• [GOAL]
Select the lines below containing the word "chart".
— BEGIN —
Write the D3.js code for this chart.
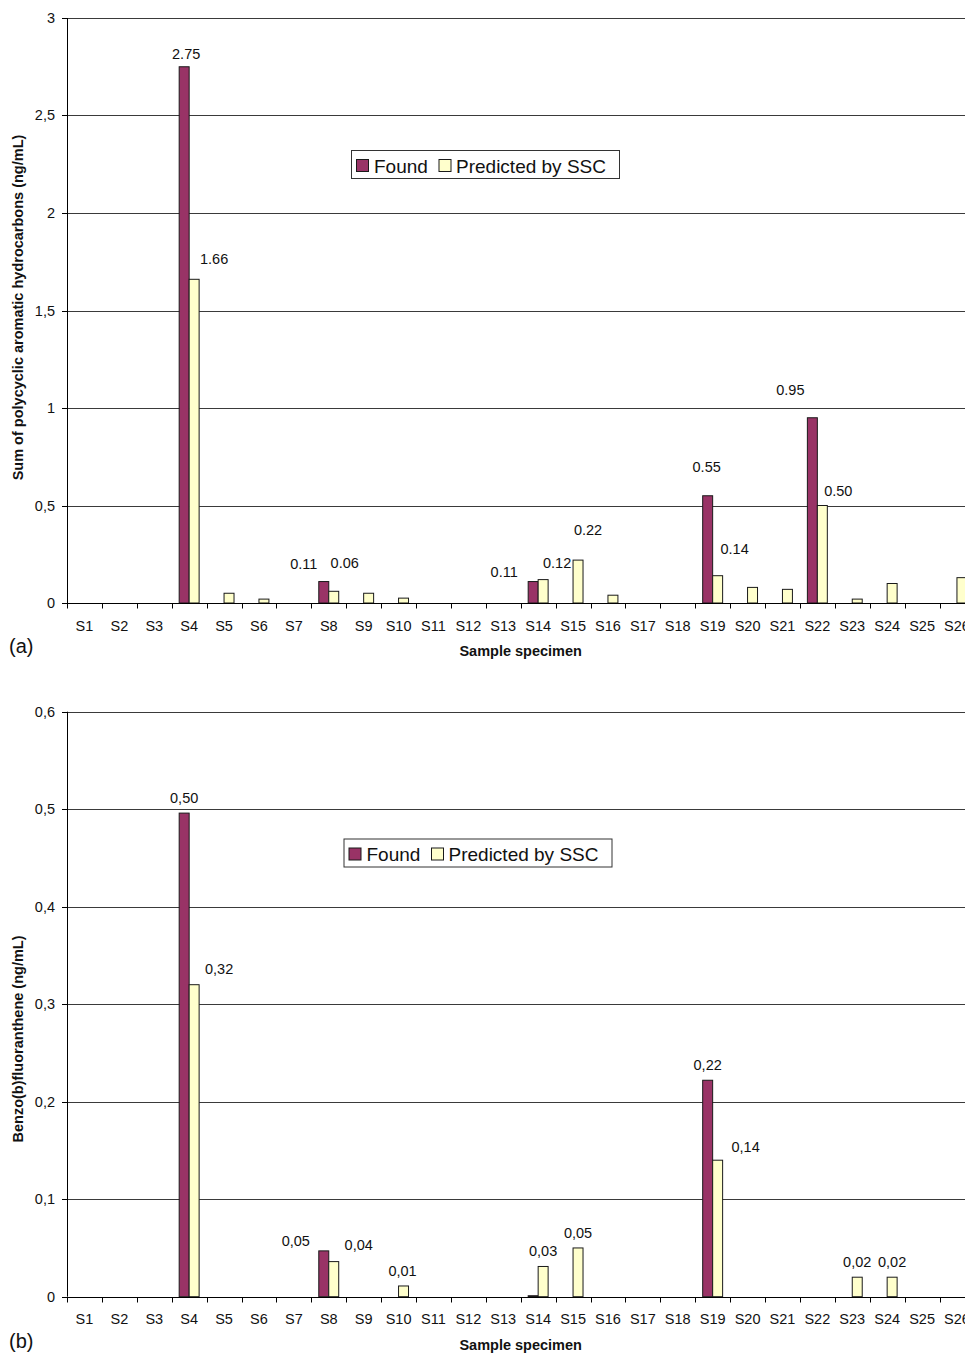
<!DOCTYPE html>
<html>
<head>
<meta charset="utf-8">
<script src="https://cdn.jsdelivr.net/npm/d3@7"></script>
<style>
  html, body { margin: 0; padding: 0; background: #fff; }
  svg { display: block; font-family: "Liberation Sans", Arial, sans-serif; }
</style>
</head>
<body>
<svg id="chart" width="965" height="1353"></svg>
<script>
// Sample specimens on the category axis
const samples = ["S1","S2","S3","S4","S5","S6","S7","S8","S9","S10","S11","S12","S13",
                 "S14","S15","S16","S17","S18","S19","S20","S21","S22","S23","S24","S25","S26"];
const seriesNames = ["Found", "Predicted by SSC"];

// (a) Sum of PAHs, ng/mL
const pahFound     = [0,0,0,2.75,0,0,0,0.11,0,0,0,0,0,0.11,0,0,0,0,0.55,0,0,0.95,0,0,0,0];
const pahPredicted = [0,0,0,1.66,0.05,0.02,0,0.06,0.05,0.025,0,0,0,0.12,0.22,0.04,0,0,0.14,0.08,0.07,0.50,0.02,0.10,0,0.13];
const pahTicks = [0, 0.5, 1, 1.5, 2, 2.5, 3];
const pahLabelledFound = ["S4","S8","S14","S19","S22"];
const pahLabelledPredicted = ["S4","S8","S14","S15","S19","S22"];

// (b) Benzo(b)fluoranthene, ng/mL
const bbfFound     = [0,0,0,0.496,0,0,0,0.047,0,0,0,0,0,0.001,0,0,0,0,0.222,0,0,0,0,0,0,0];
const bbfPredicted = [0,0,0,0.32,0,0,0,0.036,0,0.011,0,0,0,0.031,0.05,0,0,0,0.14,0,0,0,0.02,0.02,0,0];
const bbfTicks = [0, 0.1, 0.2, 0.3, 0.4, 0.5, 0.6];
const bbfLabelledFound = ["S4","S8","S19"];
const bbfLabelledPredicted = ["S4","S8","S10","S14","S15","S19","S23","S24"];

// Hand-placed data label nudges [dx, dy] (relative to the default spot above a bar)
const pahNudge = {
  found:     { S4: [2, 2], S8: [-20, -3], S14: [-29, 5], S19: [-1, -14], S22: [-22, -13] },
  predicted: { S4: [20, -5], S8: [11, -13], S14: [14, -2], S15: [10, -15], S19: [17, -12], S22: [16, 0] }
};
const bbfNudge = {
  found:     { S4: [0, 0], S8: [-28, 5], S19: [0, 0] },
  predicted: { S4: [25, -1], S8: [25, -2], S10: [-1, 0], S19: [28, 2] }
};

const COLORS = { found: "#993366", predicted: "#FFFFCC" };
const FONT = "\"Liberation Sans\", Arial, sans-serif";

const commaLocale = d3.formatLocale({ decimal: ",", thousands: ".", grouping: [3], currency: ["", ""] });
const tickFmt = commaLocale.format("~g");

const svg = d3.select("#chart");

function drawPanel(cfg) {
  const g = svg.append("g");
  const x = d3.scaleBand().domain(samples).range([cfg.left, cfg.right]).paddingInner(0).paddingOuter(0);
  const x1 = d3.scaleBand().domain(["found", "predicted"]).range([0, x.bandwidth()])
    .paddingInner(0).paddingOuter(0.75);
  const y = d3.scaleLinear().domain([0, d3.max(cfg.ticks)]).range([cfg.bottom, cfg.top]);
  const crisp = v => Math.round(v) + 0.5;

  // horizontal gridlines
  g.append("g").selectAll("line").data(cfg.ticks.filter(t => t > 0)).join("line")
    .attr("x1", cfg.left).attr("x2", cfg.right)
    .attr("y1", d => crisp(y(d))).attr("y2", d => crisp(y(d)))
    .attr("stroke", "#3a3a3a").attr("stroke-width", 1);

  // bars
  const rows = samples.map((s, i) => ({ s, found: cfg.found[i], predicted: cfg.predicted[i] }));
  ["found", "predicted"].forEach(key => {
    g.append("g").selectAll("rect").data(rows.filter(r => r[key] > 0)).join("rect")
      .attr("x", d => x(d.s) + x1(key))
      .attr("width", x1.bandwidth())
      .attr("y", d => y(d[key]))
      .attr("height", d => y(0) - y(d[key]))
      .attr("fill", COLORS[key])
      .attr("stroke", "#1a1a1a").attr("stroke-width", 1);
  });

  // y axis
  const yAxis = d3.axisLeft(y).tickValues(cfg.ticks).tickFormat(tickFmt).tickSize(5).tickPadding(7);
  const ya = g.append("g").attr("transform", `translate(${crisp(cfg.left) - 0.5},0)`).call(yAxis);
  ya.selectAll("text").attr("font-size", 14.5).attr("font-family", FONT).attr("fill", "#111");
  ya.selectAll("line,path").attr("stroke", "#000");
  ya.select(".domain").attr("d", `M0.5,${cfg.top}V${cfg.bottom}`);
  ya.selectAll(".tick").attr("transform", d => `translate(0,${crisp(y(d))})`);

  // x axis: ticks between categories
  const xg = g.append("g");
  xg.append("line").attr("x1", cfg.left).attr("x2", cfg.right)
    .attr("y1", crisp(y(0))).attr("y2", crisp(y(0))).attr("stroke", "#000");
  const bounds = samples.map(s => x(s));
  xg.selectAll("line.tk").data(bounds).join("line").attr("class", "tk")
    .attr("x1", d => crisp(d)).attr("x2", d => crisp(d))
    .attr("y1", crisp(y(0))).attr("y2", crisp(y(0)) + 5).attr("stroke", "#000");
  xg.selectAll("text").data(samples).join("text")
    .attr("x", d => x(d) + x.bandwidth() / 2)
    .attr("y", cfg.bottom + 27.5)
    .attr("text-anchor", "middle").attr("font-size", 14.5).attr("fill", "#111")
    .text(d => d);

  // data labels
  const addLabels = (key, list, nudge) => {
    g.append("g").selectAll("text").data(rows.filter(r => list.includes(r.s))).join("text")
      .attr("x", d => x(d.s) + x1(key) + x1.bandwidth() / 2 + ((nudge[key][d.s] || [0, 0])[0]))
      .attr("y", d => y(d[key]) - 10 + ((nudge[key][d.s] || [0, 0])[1]))
      .attr("text-anchor", "middle").attr("font-size", 14.5).attr("fill", "#111")
      .text(d => cfg.labelFmt(d[key]));
  };
  addLabels("found", cfg.labelFound, cfg.nudge);
  addLabels("predicted", cfg.labelPredicted, cfg.nudge);

  // legend
  const lg = g.append("g").attr("transform", `translate(${cfg.legend[0]},${cfg.legend[1]})`);
  lg.append("rect").attr("x", 0.5).attr("y", 0.5).attr("width", 268).attr("height", 28)
    .attr("fill", "#fff").attr("stroke", "#333");
  const items = [{ k: "found", name: seriesNames[0], sx: 5, tx: 23 }, { k: "predicted", name: seriesNames[1], sx: 87.5, tx: 105 }];
  items.forEach(it => {
    lg.append("rect").attr("x", it.sx + 0.5).attr("y", 9.5).attr("width", 12).attr("height", 12)
      .attr("fill", COLORS[it.k]).attr("stroke", "#1a1a1a");
    lg.append("text").attr("x", it.tx).attr("y", 22.5).attr("font-size", 19).attr("fill", "#111").text(it.name);
  });

  // axis titles and panel tag
  g.append("text").attr("transform", `translate(23,${cfg.yTitleCenter}) rotate(-90)`)
    .attr("text-anchor", "middle").attr("font-size", 14.5).attr("font-weight", "bold").attr("fill", "#111")
    .text(cfg.yTitle);
  g.append("text").attr("x", (cfg.left + cfg.right) / 2).attr("y", cfg.bottom + 53)
    .attr("text-anchor", "middle").attr("font-size", 14.5).attr("font-weight", "bold").attr("fill", "#111")
    .text("Sample specimen");
  g.append("text").attr("x", 9).attr("y", cfg.tagY).attr("font-size", 20).attr("fill", "#111").text(cfg.tag);
}

drawPanel({
  left: 67, right: 974.4, top: 18, bottom: 603,
  ticks: pahTicks, found: pahFound, predicted: pahPredicted,
  labelFound: pahLabelledFound, labelPredicted: pahLabelledPredicted, nudge: pahNudge,
  labelFmt: d3.format(".2f"),
  legend: [351, 150],
  yTitle: "Sum of polycyclic aromatic hydrocarbons (ng/mL)", yTitleCenter: 307.5,
  tag: "(a)", tagY: 653
});

drawPanel({
  left: 67, right: 974.4, top: 711.7, bottom: 1296.7,
  ticks: bbfTicks, found: bbfFound, predicted: bbfPredicted,
  labelFound: bbfLabelledFound, labelPredicted: bbfLabelledPredicted, nudge: bbfNudge,
  labelFmt: commaLocale.format(".2f"),
  legend: [343.5, 838.5],
  yTitle: "Benzo(b)fluoranthene (ng/mL)", yTitleCenter: 1039,
  tag: "(b)", tagY: 1348
});
</script>
</body>
</html>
— END —
• [EXERCISE RESPONSE]
Write the D3.js code for this chart.
<svg id="chart" width="965" height="1353"></svg>
const svg = d3.select("#chart");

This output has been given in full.